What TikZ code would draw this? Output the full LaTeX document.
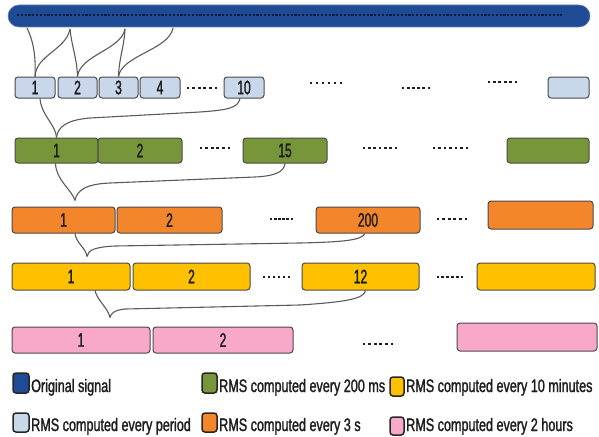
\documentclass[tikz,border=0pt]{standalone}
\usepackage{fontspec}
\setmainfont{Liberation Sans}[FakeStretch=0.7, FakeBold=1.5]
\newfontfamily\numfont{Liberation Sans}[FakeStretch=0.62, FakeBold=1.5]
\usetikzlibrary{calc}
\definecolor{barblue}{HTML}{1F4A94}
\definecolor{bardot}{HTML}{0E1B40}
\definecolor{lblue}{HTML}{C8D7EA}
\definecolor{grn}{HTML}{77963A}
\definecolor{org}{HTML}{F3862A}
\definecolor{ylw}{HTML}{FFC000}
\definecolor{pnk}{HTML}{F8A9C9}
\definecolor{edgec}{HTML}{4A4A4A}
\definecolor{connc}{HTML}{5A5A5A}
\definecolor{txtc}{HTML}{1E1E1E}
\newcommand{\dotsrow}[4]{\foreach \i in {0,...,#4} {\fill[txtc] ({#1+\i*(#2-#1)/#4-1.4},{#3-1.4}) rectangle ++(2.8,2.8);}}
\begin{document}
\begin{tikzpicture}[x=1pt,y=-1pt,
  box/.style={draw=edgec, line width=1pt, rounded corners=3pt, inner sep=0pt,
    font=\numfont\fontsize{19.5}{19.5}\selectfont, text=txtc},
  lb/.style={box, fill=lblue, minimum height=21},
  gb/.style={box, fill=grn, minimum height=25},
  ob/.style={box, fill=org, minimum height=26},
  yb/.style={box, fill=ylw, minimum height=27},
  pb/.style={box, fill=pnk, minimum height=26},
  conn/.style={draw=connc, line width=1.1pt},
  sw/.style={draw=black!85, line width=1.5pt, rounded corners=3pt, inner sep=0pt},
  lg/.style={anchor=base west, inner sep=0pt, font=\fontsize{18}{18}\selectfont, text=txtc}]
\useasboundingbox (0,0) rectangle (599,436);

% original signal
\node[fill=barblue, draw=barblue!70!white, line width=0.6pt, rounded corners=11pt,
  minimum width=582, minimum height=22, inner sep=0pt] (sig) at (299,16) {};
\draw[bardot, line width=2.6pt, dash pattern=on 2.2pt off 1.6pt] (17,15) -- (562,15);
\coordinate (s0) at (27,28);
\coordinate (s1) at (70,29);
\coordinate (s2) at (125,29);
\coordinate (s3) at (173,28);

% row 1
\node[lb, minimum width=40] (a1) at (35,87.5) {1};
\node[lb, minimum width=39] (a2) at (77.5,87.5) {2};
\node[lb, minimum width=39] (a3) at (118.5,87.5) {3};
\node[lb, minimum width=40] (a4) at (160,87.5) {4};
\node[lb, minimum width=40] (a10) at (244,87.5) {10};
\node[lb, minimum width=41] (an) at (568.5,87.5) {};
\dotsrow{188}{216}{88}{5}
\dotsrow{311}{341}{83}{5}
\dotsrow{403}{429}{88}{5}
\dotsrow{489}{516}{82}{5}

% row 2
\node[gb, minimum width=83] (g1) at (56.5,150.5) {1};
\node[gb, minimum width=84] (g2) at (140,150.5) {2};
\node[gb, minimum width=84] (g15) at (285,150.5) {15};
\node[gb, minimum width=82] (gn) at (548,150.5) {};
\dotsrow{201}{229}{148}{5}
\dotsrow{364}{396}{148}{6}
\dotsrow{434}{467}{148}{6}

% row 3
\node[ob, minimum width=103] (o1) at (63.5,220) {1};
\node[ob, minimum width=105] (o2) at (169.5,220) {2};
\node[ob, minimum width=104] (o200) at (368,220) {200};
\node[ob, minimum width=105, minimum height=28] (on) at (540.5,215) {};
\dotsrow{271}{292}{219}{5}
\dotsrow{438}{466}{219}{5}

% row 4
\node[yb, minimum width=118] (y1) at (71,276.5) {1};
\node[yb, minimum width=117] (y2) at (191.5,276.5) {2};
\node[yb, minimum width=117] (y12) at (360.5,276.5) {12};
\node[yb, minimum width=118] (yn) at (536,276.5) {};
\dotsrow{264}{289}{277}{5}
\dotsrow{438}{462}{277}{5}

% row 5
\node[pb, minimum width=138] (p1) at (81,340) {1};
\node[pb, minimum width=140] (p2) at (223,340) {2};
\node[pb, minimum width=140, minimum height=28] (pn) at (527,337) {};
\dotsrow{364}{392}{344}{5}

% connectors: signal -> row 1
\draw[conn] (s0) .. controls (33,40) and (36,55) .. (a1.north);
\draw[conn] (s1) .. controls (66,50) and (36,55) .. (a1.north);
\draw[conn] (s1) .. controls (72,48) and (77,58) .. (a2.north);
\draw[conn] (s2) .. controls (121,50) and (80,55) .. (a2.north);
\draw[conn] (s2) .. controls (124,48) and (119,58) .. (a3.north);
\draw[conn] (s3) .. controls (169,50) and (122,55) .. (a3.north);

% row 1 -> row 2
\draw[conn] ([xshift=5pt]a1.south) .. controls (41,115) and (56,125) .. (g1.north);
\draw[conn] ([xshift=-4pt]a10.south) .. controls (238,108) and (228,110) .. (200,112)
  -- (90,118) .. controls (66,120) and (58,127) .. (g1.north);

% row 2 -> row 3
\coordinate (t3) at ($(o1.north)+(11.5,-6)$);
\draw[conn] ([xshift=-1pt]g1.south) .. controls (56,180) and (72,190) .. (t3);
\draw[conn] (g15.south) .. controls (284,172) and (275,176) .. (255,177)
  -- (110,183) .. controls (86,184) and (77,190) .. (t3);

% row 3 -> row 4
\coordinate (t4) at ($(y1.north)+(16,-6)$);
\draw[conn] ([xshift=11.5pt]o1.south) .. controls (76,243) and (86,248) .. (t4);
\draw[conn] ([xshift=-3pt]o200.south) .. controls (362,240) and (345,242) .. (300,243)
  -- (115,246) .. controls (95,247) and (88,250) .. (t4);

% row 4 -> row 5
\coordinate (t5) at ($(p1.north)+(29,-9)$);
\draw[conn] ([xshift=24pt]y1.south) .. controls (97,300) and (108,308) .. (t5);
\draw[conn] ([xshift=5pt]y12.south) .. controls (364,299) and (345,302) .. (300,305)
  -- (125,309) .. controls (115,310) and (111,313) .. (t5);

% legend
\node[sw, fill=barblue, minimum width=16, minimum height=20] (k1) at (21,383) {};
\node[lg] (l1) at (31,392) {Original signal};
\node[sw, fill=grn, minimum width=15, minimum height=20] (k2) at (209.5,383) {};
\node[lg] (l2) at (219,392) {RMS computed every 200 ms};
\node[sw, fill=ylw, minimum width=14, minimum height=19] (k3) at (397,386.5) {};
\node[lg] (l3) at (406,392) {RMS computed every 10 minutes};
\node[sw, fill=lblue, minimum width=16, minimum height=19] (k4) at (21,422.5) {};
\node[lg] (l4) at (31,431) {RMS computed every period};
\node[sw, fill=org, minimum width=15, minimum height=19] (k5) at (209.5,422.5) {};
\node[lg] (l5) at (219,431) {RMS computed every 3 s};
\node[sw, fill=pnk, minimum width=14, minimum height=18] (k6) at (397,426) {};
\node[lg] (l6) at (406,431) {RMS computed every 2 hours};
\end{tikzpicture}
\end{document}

.....

__PROBLEM DESCRIPTION__
Copy out each line word for word, please, skipping the images.

__RESPONSE__
What TikZ code would draw this? Output the full LaTeX document.
\documentclass[tikz,border=0pt]{standalone}
\usepackage{fontspec}
\setmainfont{Liberation Sans}[FakeStretch=0.7, FakeBold=1.5]
\newfontfamily\numfont{Liberation Sans}[FakeStretch=0.62, FakeBold=1.5]
\usetikzlibrary{calc}
\definecolor{barblue}{HTML}{1F4A94}
\definecolor{bardot}{HTML}{0E1B40}
\definecolor{lblue}{HTML}{C8D7EA}
\definecolor{grn}{HTML}{77963A}
\definecolor{org}{HTML}{F3862A}
\definecolor{ylw}{HTML}{FFC000}
\definecolor{pnk}{HTML}{F8A9C9}
\definecolor{edgec}{HTML}{4A4A4A}
\definecolor{connc}{HTML}{5A5A5A}
\definecolor{txtc}{HTML}{1E1E1E}
\newcommand{\dotsrow}[4]{\foreach \i in {0,...,#4} {\fill[txtc] ({#1+\i*(#2-#1)/#4-1.4},{#3-1.4}) rectangle ++(2.8,2.8);}}
\begin{document}
\begin{tikzpicture}[x=1pt,y=-1pt,
  box/.style={draw=edgec, line width=1pt, rounded corners=3pt, inner sep=0pt,
    font=\numfont\fontsize{19.5}{19.5}\selectfont, text=txtc},
  lb/.style={box, fill=lblue, minimum height=21},
  gb/.style={box, fill=grn, minimum height=25},
  ob/.style={box, fill=org, minimum height=26},
  yb/.style={box, fill=ylw, minimum height=27},
  pb/.style={box, fill=pnk, minimum height=26},
  conn/.style={draw=connc, line width=1.1pt},
  sw/.style={draw=black!85, line width=1.5pt, rounded corners=3pt, inner sep=0pt},
  lg/.style={anchor=base west, inner sep=0pt, font=\fontsize{18}{18}\selectfont, text=txtc}]
\useasboundingbox (0,0) rectangle (599,436);

% original signal
\node[fill=barblue, draw=barblue!70!white, line width=0.6pt, rounded corners=11pt,
  minimum width=582, minimum height=22, inner sep=0pt] (sig) at (299,16) {};
\draw[bardot, line width=2.6pt, dash pattern=on 2.2pt off 1.6pt] (17,15) -- (562,15);
\coordinate (s0) at (27,28);
\coordinate (s1) at (70,29);
\coordinate (s2) at (125,29);
\coordinate (s3) at (173,28);

% row 1
\node[lb, minimum width=40] (a1) at (35,87.5) {1};
\node[lb, minimum width=39] (a2) at (77.5,87.5) {2};
\node[lb, minimum width=39] (a3) at (118.5,87.5) {3};
\node[lb, minimum width=40] (a4) at (160,87.5) {4};
\node[lb, minimum width=40] (a10) at (244,87.5) {10};
\node[lb, minimum width=41] (an) at (568.5,87.5) {};
\dotsrow{188}{216}{88}{5}
\dotsrow{311}{341}{83}{5}
\dotsrow{403}{429}{88}{5}
\dotsrow{489}{516}{82}{5}

% row 2
\node[gb, minimum width=83] (g1) at (56.5,150.5) {1};
\node[gb, minimum width=84] (g2) at (140,150.5) {2};
\node[gb, minimum width=84] (g15) at (285,150.5) {15};
\node[gb, minimum width=82] (gn) at (548,150.5) {};
\dotsrow{201}{229}{148}{5}
\dotsrow{364}{396}{148}{6}
\dotsrow{434}{467}{148}{6}

% row 3
\node[ob, minimum width=103] (o1) at (63.5,220) {1};
\node[ob, minimum width=105] (o2) at (169.5,220) {2};
\node[ob, minimum width=104] (o200) at (368,220) {200};
\node[ob, minimum width=105, minimum height=28] (on) at (540.5,215) {};
\dotsrow{271}{292}{219}{5}
\dotsrow{438}{466}{219}{5}

% row 4
\node[yb, minimum width=118] (y1) at (71,276.5) {1};
\node[yb, minimum width=117] (y2) at (191.5,276.5) {2};
\node[yb, minimum width=117] (y12) at (360.5,276.5) {12};
\node[yb, minimum width=118] (yn) at (536,276.5) {};
\dotsrow{264}{289}{277}{5}
\dotsrow{438}{462}{277}{5}

% row 5
\node[pb, minimum width=138] (p1) at (81,340) {1};
\node[pb, minimum width=140] (p2) at (223,340) {2};
\node[pb, minimum width=140, minimum height=28] (pn) at (527,337) {};
\dotsrow{364}{392}{344}{5}

% connectors: signal -> row 1
\draw[conn] (s0) .. controls (33,40) and (36,55) .. (a1.north);
\draw[conn] (s1) .. controls (66,50) and (36,55) .. (a1.north);
\draw[conn] (s1) .. controls (72,48) and (77,58) .. (a2.north);
\draw[conn] (s2) .. controls (121,50) and (80,55) .. (a2.north);
\draw[conn] (s2) .. controls (124,48) and (119,58) .. (a3.north);
\draw[conn] (s3) .. controls (169,50) and (122,55) .. (a3.north);

% row 1 -> row 2
\draw[conn] ([xshift=5pt]a1.south) .. controls (41,115) and (56,125) .. (g1.north);
\draw[conn] ([xshift=-4pt]a10.south) .. controls (238,108) and (228,110) .. (200,112)
  -- (90,118) .. controls (66,120) and (58,127) .. (g1.north);

% row 2 -> row 3
\coordinate (t3) at ($(o1.north)+(11.5,-6)$);
\draw[conn] ([xshift=-1pt]g1.south) .. controls (56,180) and (72,190) .. (t3);
\draw[conn] (g15.south) .. controls (284,172) and (275,176) .. (255,177)
  -- (110,183) .. controls (86,184) and (77,190) .. (t3);

% row 3 -> row 4
\coordinate (t4) at ($(y1.north)+(16,-6)$);
\draw[conn] ([xshift=11.5pt]o1.south) .. controls (76,243) and (86,248) .. (t4);
\draw[conn] ([xshift=-3pt]o200.south) .. controls (362,240) and (345,242) .. (300,243)
  -- (115,246) .. controls (95,247) and (88,250) .. (t4);

% row 4 -> row 5
\coordinate (t5) at ($(p1.north)+(29,-9)$);
\draw[conn] ([xshift=24pt]y1.south) .. controls (97,300) and (108,308) .. (t5);
\draw[conn] ([xshift=5pt]y12.south) .. controls (364,299) and (345,302) .. (300,305)
  -- (125,309) .. controls (115,310) and (111,313) .. (t5);

% legend
\node[sw, fill=barblue, minimum width=16, minimum height=20] (k1) at (21,383) {};
\node[lg] (l1) at (31,392) {Original signal};
\node[sw, fill=grn, minimum width=15, minimum height=20] (k2) at (209.5,383) {};
\node[lg] (l2) at (219,392) {RMS computed every 200 ms};
\node[sw, fill=ylw, minimum width=14, minimum height=19] (k3) at (397,386.5) {};
\node[lg] (l3) at (406,392) {RMS computed every 10 minutes};
\node[sw, fill=lblue, minimum width=16, minimum height=19] (k4) at (21,422.5) {};
\node[lg] (l4) at (31,431) {RMS computed every period};
\node[sw, fill=org, minimum width=15, minimum height=19] (k5) at (209.5,422.5) {};
\node[lg] (l5) at (219,431) {RMS computed every 3 s};
\node[sw, fill=pnk, minimum width=14, minimum height=18] (k6) at (397,426) {};
\node[lg] (l6) at (406,431) {RMS computed every 2 hours};
\end{tikzpicture}
\end{document}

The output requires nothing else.